DATA LINES:
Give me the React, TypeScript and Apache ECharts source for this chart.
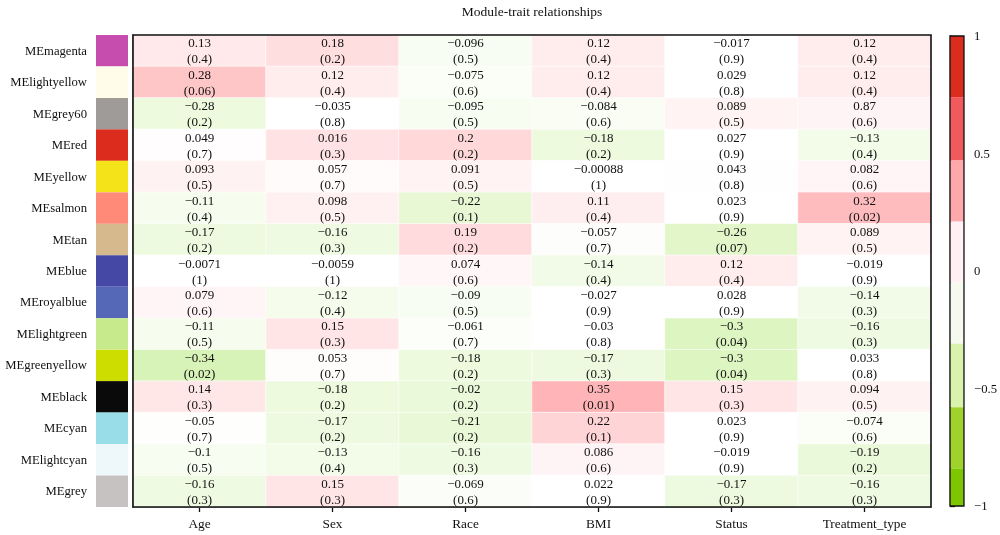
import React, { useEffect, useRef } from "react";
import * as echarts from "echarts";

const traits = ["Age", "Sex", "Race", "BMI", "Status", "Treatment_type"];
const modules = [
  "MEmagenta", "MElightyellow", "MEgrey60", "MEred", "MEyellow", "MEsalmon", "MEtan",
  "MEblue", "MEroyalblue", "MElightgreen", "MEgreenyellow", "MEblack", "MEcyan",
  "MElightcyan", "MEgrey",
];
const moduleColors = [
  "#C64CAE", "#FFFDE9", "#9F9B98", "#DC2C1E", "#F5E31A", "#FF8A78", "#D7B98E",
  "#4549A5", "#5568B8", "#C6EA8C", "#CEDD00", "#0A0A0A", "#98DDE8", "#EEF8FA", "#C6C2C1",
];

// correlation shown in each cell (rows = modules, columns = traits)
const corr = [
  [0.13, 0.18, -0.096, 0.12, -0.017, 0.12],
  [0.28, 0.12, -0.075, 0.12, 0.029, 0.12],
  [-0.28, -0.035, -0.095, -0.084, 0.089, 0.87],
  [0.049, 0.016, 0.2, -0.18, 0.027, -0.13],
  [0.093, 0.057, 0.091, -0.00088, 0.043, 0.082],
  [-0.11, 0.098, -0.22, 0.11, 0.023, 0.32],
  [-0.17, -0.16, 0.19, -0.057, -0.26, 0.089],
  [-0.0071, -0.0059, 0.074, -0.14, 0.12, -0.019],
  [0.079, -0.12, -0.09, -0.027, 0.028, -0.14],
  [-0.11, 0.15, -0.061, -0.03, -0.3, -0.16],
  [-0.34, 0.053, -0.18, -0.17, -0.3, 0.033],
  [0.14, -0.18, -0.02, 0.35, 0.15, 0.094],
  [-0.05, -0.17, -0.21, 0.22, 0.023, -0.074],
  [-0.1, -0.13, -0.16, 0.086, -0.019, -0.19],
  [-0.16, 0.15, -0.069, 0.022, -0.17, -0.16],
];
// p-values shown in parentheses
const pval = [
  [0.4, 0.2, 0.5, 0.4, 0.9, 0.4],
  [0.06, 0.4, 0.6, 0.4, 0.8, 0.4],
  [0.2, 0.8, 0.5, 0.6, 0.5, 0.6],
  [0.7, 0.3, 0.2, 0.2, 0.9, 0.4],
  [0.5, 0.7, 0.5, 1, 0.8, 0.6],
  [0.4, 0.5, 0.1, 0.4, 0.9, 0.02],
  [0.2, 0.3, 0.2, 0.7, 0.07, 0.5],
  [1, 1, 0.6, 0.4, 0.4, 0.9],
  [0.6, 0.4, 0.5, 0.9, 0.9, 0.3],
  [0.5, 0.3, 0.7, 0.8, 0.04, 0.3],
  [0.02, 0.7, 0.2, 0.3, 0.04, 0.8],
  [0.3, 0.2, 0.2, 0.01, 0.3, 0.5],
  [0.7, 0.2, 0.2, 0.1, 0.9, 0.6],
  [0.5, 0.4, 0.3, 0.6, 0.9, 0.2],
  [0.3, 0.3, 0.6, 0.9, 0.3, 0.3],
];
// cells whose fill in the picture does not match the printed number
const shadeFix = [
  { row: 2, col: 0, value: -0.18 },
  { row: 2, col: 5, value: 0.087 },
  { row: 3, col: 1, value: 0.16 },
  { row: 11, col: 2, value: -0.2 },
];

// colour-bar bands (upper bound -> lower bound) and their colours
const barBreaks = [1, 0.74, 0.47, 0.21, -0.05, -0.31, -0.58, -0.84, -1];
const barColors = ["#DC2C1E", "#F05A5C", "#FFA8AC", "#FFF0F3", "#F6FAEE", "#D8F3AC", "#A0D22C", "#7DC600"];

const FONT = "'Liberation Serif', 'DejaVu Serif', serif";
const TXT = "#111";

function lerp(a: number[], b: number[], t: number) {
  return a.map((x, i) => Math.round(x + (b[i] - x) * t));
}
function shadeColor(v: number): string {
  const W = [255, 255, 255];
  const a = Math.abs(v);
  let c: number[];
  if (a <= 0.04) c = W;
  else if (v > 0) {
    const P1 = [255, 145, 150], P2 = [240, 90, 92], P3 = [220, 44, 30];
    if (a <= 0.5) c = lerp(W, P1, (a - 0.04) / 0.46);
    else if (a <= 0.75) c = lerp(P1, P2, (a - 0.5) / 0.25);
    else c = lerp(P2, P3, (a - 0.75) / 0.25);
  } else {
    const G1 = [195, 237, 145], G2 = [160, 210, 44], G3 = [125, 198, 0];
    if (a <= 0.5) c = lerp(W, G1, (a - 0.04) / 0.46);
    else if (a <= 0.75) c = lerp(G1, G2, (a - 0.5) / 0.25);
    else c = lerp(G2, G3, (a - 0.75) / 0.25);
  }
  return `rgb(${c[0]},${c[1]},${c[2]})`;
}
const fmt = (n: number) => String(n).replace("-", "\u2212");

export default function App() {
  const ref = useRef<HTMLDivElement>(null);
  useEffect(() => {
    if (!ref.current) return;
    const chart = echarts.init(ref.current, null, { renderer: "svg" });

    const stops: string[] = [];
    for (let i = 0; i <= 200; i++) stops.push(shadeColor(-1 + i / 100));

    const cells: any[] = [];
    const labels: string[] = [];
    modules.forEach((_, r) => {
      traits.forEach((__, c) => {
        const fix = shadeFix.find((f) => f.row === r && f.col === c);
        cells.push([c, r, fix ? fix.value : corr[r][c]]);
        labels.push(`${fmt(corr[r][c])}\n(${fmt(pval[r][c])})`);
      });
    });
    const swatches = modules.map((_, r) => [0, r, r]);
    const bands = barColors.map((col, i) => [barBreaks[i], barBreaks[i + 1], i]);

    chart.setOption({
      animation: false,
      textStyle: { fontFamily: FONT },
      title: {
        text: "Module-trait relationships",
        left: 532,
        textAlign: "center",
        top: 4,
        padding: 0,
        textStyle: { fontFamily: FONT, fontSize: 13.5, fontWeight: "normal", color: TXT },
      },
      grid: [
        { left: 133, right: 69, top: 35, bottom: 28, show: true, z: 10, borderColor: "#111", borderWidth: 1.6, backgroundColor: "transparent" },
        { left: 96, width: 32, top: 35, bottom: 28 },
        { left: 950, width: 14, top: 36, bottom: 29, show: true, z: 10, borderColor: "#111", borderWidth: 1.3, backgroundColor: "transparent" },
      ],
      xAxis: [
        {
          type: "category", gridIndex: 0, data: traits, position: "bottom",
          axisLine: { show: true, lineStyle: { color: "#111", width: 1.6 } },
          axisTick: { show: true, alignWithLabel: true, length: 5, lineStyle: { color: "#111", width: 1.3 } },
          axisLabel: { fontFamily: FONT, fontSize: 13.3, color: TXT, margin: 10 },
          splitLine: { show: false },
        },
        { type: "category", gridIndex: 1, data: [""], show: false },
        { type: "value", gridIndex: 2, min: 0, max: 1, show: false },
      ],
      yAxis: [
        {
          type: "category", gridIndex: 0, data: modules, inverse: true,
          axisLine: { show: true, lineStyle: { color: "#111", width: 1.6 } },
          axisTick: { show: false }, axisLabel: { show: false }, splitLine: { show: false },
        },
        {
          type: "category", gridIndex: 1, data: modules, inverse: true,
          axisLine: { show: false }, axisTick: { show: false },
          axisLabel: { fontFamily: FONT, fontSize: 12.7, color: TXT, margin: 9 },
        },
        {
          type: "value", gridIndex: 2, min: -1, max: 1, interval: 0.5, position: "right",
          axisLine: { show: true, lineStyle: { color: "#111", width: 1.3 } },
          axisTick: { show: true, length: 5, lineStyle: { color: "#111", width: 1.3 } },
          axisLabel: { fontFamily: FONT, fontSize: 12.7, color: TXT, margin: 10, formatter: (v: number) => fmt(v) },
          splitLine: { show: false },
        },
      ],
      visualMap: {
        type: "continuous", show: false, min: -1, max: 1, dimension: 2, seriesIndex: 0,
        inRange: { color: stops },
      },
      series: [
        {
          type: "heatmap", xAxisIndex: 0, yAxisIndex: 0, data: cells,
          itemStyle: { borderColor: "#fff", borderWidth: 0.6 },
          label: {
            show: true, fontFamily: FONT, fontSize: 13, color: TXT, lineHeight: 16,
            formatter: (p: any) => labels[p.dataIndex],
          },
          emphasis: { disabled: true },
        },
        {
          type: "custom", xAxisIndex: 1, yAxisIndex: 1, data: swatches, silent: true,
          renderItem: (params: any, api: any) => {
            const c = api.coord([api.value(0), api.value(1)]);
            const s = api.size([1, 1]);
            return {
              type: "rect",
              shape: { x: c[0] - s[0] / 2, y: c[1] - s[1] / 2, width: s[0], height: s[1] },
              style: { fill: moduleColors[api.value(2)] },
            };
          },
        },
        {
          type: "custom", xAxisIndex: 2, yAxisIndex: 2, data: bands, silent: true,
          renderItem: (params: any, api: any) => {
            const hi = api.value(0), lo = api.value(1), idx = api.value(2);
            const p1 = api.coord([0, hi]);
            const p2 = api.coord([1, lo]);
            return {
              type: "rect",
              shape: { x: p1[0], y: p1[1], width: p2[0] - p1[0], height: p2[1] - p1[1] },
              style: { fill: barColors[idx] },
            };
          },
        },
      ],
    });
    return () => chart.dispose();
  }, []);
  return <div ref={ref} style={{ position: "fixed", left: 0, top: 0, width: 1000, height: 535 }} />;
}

INSTRUCTIONS TO FOLLOW:
Reproduce the material above from its first line through the line containing "import * as", both ends included, and skip every picture.

RESULT BELOW:
Give me the React, TypeScript and Apache ECharts source for this chart.
import React, { useEffect, useRef } from "react";
import * as echarts from "echarts";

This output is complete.